↓
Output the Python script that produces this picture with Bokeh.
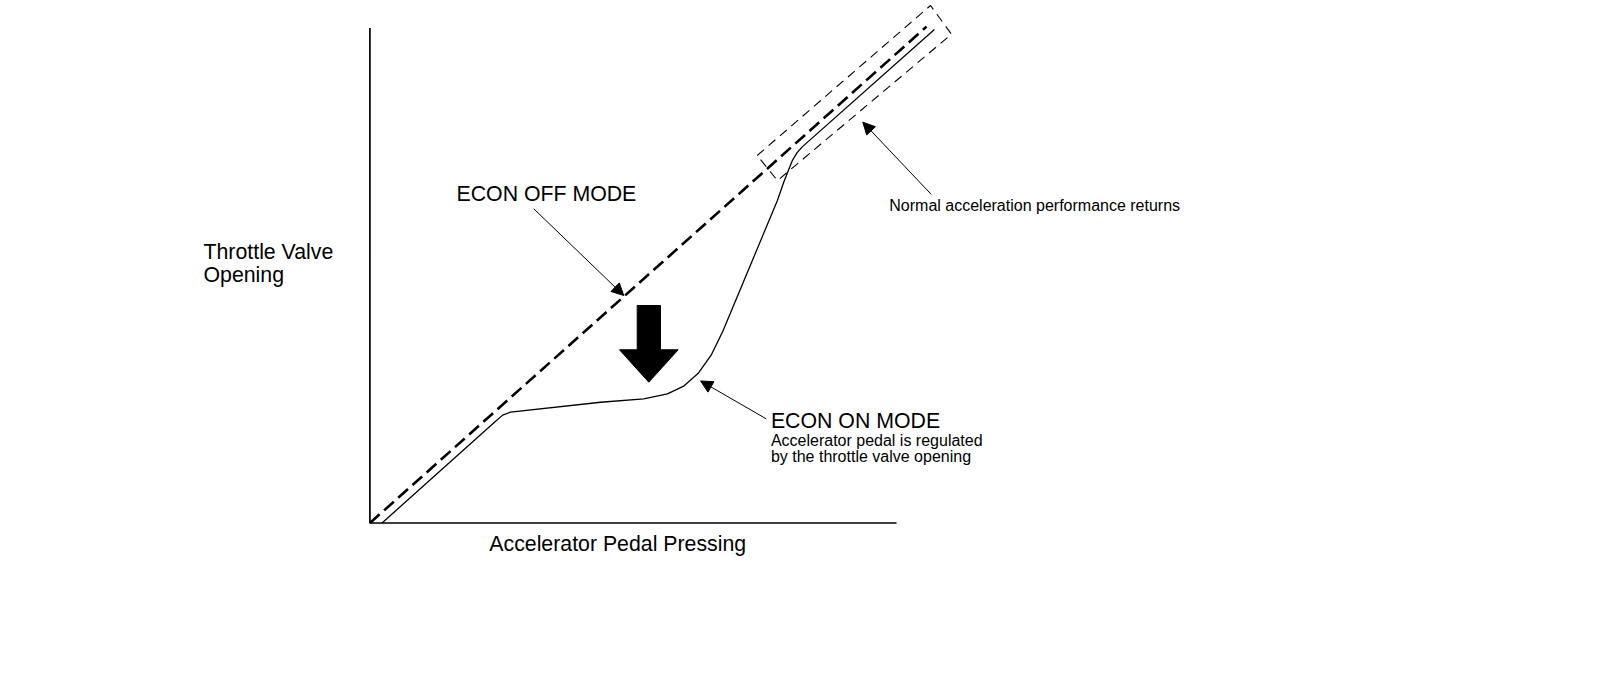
from bokeh.plotting import figure
from bokeh.models import Range1d, Arrow, NormalHead, ColumnDataSource
from bokeh.core.properties import value
from bokeh.embed import file_html
from bokeh.resources import INLINE

# ---- data (units: % of axis length) ----
axis_x = [0, 0, 100]
axis_y = [100, 0, 0]

econ_off_x = [0, 105.7]
econ_off_y = [0, 100.3]

econ_on_x = [2.3, 23.5, 25.2, 26.7, 43.8, 52.0, 56.5, 59.5, 62.3, 64.8, 67.0, 77.4, 78.6, 80.2, 81.1, 82.1, 107.2]
econ_on_y = [0.0, 20.2, 21.8, 22.4, 24.4, 25.1, 26.1, 27.6, 30.2, 33.9, 38.7, 65.2, 68.9, 73.2, 74.8, 76.0, 99.7]

box_x = [73.55, 106.46, 110.44, 77.4, 73.55]
box_y = [74.26, 104.57, 98.77, 69.2, 74.26]

down_arrow_x = [50.76, 55.18, 55.18, 58.54, 52.96, 47.4, 50.76, 50.76]
down_arrow_y = [43.95, 43.95, 35.0, 35.0, 28.45, 35.0, 35.0, 43.95]

pointer_start_x = [31.12, 75.27, 106.6]
pointer_start_y = [63.49, 21.04, 66.4]
pointer_end_x = [48.21, 62.79, 93.6]
pointer_end_y = [45.97, 28.71, 81.0]

big_labels = ["Throttle Valve", "Opening", "ECON OFF MODE", "Accelerator Pedal Pressing", "ECON ON MODE"]
big_x = [-31.6, -31.6, 16.44, 22.67, 76.15]
big_y = [54.66, 50.11, 66.38, -4.34, 20.63]

small_labels = ["Accelerator pedal is regulated", "by the throttle valve opening", "Normal acceleration performance returns"]
small_x = [76.15, 76.15, 98.63]
small_y = [16.71, 13.44, 64.13]

W, H = 1584, 672
p = figure(width=W, height=H, output_backend="svg", toolbar_location=None,
           x_range=Range1d(-70.15, 230.65), y_range=Range1d(-30.21, 105.58),
           min_border=0, min_border_left=0, min_border_right=0, min_border_top=0, min_border_bottom=0)
p.axis.visible = False
p.grid.visible = False
p.outline_line_color = None
p.background_fill_color = "white"
p.border_fill_color = "white"

p.line(axis_x, axis_y, line_color="black", line_width=1.7)
p.line(econ_off_x, econ_off_y, line_color="black", line_width=2.6, line_dash="13 6")
p.line(econ_on_x, econ_on_y, line_color="black", line_width=1.3)
p.line(box_x, box_y, line_color="black", line_width=1.1, line_dash="9 6")
p.patch(down_arrow_x, down_arrow_y, fill_color="black", line_color="black", line_width=1)

for sx, sy, ex, ey in zip(pointer_start_x, pointer_start_y, pointer_end_x, pointer_end_y):
    p.add_layout(Arrow(end=NormalHead(size=12, fill_color="black", line_color="black", line_width=1),
                       x_start=sx, y_start=sy, x_end=ex, y_end=ey,
                       line_color="black", line_width=1))

src_big = ColumnDataSource(dict(x=big_x, y=big_y, t=big_labels))
p.text(x="x", y="y", text="t", source=src_big, text_font=value("Liberation Sans"),
       text_font_size="21.3px", text_baseline="middle", text_align="left", text_color="black")
src_small = ColumnDataSource(dict(x=small_x, y=small_y, t=small_labels))
p.text(x="x", y="y", text="t", source=src_small, text_font=value("Liberation Sans"),
       text_font_size="16px", text_baseline="middle", text_align="left", text_color="black")

open("out.html", "w").write(file_html(p, INLINE))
↑
What needs to be done:
Reproduce the whole listing exactly, but not the images in it.

Solution below:
Output the Python script that produces this picture with Bokeh.
from bokeh.plotting import figure
from bokeh.models import Range1d, Arrow, NormalHead, ColumnDataSource
from bokeh.core.properties import value
from bokeh.embed import file_html
from bokeh.resources import INLINE

# ---- data (units: % of axis length) ----
axis_x = [0, 0, 100]
axis_y = [100, 0, 0]

econ_off_x = [0, 105.7]
econ_off_y = [0, 100.3]

econ_on_x = [2.3, 23.5, 25.2, 26.7, 43.8, 52.0, 56.5, 59.5, 62.3, 64.8, 67.0, 77.4, 78.6, 80.2, 81.1, 82.1, 107.2]
econ_on_y = [0.0, 20.2, 21.8, 22.4, 24.4, 25.1, 26.1, 27.6, 30.2, 33.9, 38.7, 65.2, 68.9, 73.2, 74.8, 76.0, 99.7]

box_x = [73.55, 106.46, 110.44, 77.4, 73.55]
box_y = [74.26, 104.57, 98.77, 69.2, 74.26]

down_arrow_x = [50.76, 55.18, 55.18, 58.54, 52.96, 47.4, 50.76, 50.76]
down_arrow_y = [43.95, 43.95, 35.0, 35.0, 28.45, 35.0, 35.0, 43.95]

pointer_start_x = [31.12, 75.27, 106.6]
pointer_start_y = [63.49, 21.04, 66.4]
pointer_end_x = [48.21, 62.79, 93.6]
pointer_end_y = [45.97, 28.71, 81.0]

big_labels = ["Throttle Valve", "Opening", "ECON OFF MODE", "Accelerator Pedal Pressing", "ECON ON MODE"]
big_x = [-31.6, -31.6, 16.44, 22.67, 76.15]
big_y = [54.66, 50.11, 66.38, -4.34, 20.63]

small_labels = ["Accelerator pedal is regulated", "by the throttle valve opening", "Normal acceleration performance returns"]
small_x = [76.15, 76.15, 98.63]
small_y = [16.71, 13.44, 64.13]

W, H = 1584, 672
p = figure(width=W, height=H, output_backend="svg", toolbar_location=None,
           x_range=Range1d(-70.15, 230.65), y_range=Range1d(-30.21, 105.58),
           min_border=0, min_border_left=0, min_border_right=0, min_border_top=0, min_border_bottom=0)
p.axis.visible = False
p.grid.visible = False
p.outline_line_color = None
p.background_fill_color = "white"
p.border_fill_color = "white"

p.line(axis_x, axis_y, line_color="black", line_width=1.7)
p.line(econ_off_x, econ_off_y, line_color="black", line_width=2.6, line_dash="13 6")
p.line(econ_on_x, econ_on_y, line_color="black", line_width=1.3)
p.line(box_x, box_y, line_color="black", line_width=1.1, line_dash="9 6")
p.patch(down_arrow_x, down_arrow_y, fill_color="black", line_color="black", line_width=1)

for sx, sy, ex, ey in zip(pointer_start_x, pointer_start_y, pointer_end_x, pointer_end_y):
    p.add_layout(Arrow(end=NormalHead(size=12, fill_color="black", line_color="black", line_width=1),
                       x_start=sx, y_start=sy, x_end=ex, y_end=ey,
                       line_color="black", line_width=1))

src_big = ColumnDataSource(dict(x=big_x, y=big_y, t=big_labels))
p.text(x="x", y="y", text="t", source=src_big, text_font=value("Liberation Sans"),
       text_font_size="21.3px", text_baseline="middle", text_align="left", text_color="black")
src_small = ColumnDataSource(dict(x=small_x, y=small_y, t=small_labels))
p.text(x="x", y="y", text="t", source=src_small, text_font=value("Liberation Sans"),
       text_font_size="16px", text_baseline="middle", text_align="left", text_color="black")

open("out.html", "w").write(file_html(p, INLINE))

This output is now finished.